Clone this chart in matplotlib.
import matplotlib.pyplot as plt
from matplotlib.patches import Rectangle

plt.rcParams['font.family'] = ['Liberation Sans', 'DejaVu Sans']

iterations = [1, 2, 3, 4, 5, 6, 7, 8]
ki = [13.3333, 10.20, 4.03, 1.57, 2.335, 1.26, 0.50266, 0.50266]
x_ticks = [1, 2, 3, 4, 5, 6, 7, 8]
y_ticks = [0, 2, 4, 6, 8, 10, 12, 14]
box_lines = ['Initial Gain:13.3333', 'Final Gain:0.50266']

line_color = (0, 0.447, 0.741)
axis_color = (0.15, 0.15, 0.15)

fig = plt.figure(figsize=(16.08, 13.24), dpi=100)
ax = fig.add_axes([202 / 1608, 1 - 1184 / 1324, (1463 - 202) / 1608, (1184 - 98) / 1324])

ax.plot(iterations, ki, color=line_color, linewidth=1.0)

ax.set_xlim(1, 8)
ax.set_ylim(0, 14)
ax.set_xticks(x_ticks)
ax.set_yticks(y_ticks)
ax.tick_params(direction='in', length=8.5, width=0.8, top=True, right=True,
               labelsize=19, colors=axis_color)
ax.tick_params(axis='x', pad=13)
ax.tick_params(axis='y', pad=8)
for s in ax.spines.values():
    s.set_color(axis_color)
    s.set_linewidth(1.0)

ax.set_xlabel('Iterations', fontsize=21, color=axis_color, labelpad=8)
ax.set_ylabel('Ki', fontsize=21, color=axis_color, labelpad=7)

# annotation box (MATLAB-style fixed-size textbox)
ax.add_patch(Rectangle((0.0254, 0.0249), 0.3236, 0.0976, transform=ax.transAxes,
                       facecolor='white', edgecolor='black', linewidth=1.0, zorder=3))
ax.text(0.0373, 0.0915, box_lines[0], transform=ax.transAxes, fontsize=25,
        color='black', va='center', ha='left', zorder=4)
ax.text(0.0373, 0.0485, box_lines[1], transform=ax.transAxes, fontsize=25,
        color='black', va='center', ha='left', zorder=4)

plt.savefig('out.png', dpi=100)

====

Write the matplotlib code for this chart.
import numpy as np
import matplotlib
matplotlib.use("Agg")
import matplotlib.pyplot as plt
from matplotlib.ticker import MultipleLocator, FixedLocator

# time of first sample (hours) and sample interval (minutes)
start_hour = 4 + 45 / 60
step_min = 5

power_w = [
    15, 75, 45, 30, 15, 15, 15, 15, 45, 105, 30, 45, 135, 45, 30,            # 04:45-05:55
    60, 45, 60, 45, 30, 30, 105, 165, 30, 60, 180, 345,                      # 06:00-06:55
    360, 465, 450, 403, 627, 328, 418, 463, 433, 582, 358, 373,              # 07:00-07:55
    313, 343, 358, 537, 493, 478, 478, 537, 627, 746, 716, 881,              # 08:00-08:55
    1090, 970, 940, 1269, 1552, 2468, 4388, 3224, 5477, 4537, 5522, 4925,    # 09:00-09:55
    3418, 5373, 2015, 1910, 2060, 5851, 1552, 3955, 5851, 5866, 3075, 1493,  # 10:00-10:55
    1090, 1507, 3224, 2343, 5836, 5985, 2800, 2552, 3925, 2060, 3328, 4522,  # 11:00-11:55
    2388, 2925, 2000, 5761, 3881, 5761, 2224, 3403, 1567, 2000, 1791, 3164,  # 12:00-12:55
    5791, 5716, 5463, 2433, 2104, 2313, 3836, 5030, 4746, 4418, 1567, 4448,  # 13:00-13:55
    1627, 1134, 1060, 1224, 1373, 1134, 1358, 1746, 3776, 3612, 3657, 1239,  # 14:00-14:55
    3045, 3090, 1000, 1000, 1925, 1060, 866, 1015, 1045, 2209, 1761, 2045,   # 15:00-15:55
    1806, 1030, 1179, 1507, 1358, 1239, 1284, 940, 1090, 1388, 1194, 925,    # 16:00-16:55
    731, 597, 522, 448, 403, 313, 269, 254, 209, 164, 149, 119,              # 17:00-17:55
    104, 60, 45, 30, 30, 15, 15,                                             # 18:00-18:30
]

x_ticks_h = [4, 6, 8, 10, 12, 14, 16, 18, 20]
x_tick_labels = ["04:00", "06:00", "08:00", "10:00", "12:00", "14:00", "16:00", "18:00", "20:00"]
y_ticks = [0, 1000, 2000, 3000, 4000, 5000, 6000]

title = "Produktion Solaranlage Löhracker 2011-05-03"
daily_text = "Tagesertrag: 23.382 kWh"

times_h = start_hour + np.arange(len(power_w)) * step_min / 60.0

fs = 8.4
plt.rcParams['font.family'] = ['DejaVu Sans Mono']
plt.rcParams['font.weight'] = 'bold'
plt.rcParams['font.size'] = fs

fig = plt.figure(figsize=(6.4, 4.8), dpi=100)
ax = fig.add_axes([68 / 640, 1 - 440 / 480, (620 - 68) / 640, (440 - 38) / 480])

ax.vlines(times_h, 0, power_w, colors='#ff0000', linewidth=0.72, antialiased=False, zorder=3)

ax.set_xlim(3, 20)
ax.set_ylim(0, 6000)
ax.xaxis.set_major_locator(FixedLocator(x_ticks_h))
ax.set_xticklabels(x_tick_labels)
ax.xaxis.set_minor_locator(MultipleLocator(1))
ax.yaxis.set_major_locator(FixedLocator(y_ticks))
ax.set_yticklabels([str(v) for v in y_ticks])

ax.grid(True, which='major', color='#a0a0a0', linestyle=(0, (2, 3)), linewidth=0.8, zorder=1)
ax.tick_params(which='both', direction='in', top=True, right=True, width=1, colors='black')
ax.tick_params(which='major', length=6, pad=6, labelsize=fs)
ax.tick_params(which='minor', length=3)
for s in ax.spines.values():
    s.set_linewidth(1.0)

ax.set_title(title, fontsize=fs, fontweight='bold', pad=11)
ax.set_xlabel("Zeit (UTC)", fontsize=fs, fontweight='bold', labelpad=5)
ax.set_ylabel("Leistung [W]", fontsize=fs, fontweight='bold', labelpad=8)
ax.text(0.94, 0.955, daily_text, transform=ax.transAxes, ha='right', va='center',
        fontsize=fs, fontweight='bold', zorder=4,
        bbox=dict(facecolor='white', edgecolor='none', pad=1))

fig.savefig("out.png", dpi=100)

====

Goal — In the listing above, find the line with "Write the matplotlib code for this chart." and the line with "step_min = 5". Output those two lines and every line between them, exactly as written.

Answer below —
Write the matplotlib code for this chart.
import numpy as np
import matplotlib
matplotlib.use("Agg")
import matplotlib.pyplot as plt
from matplotlib.ticker import MultipleLocator, FixedLocator

# time of first sample (hours) and sample interval (minutes)
start_hour = 4 + 45 / 60
step_min = 5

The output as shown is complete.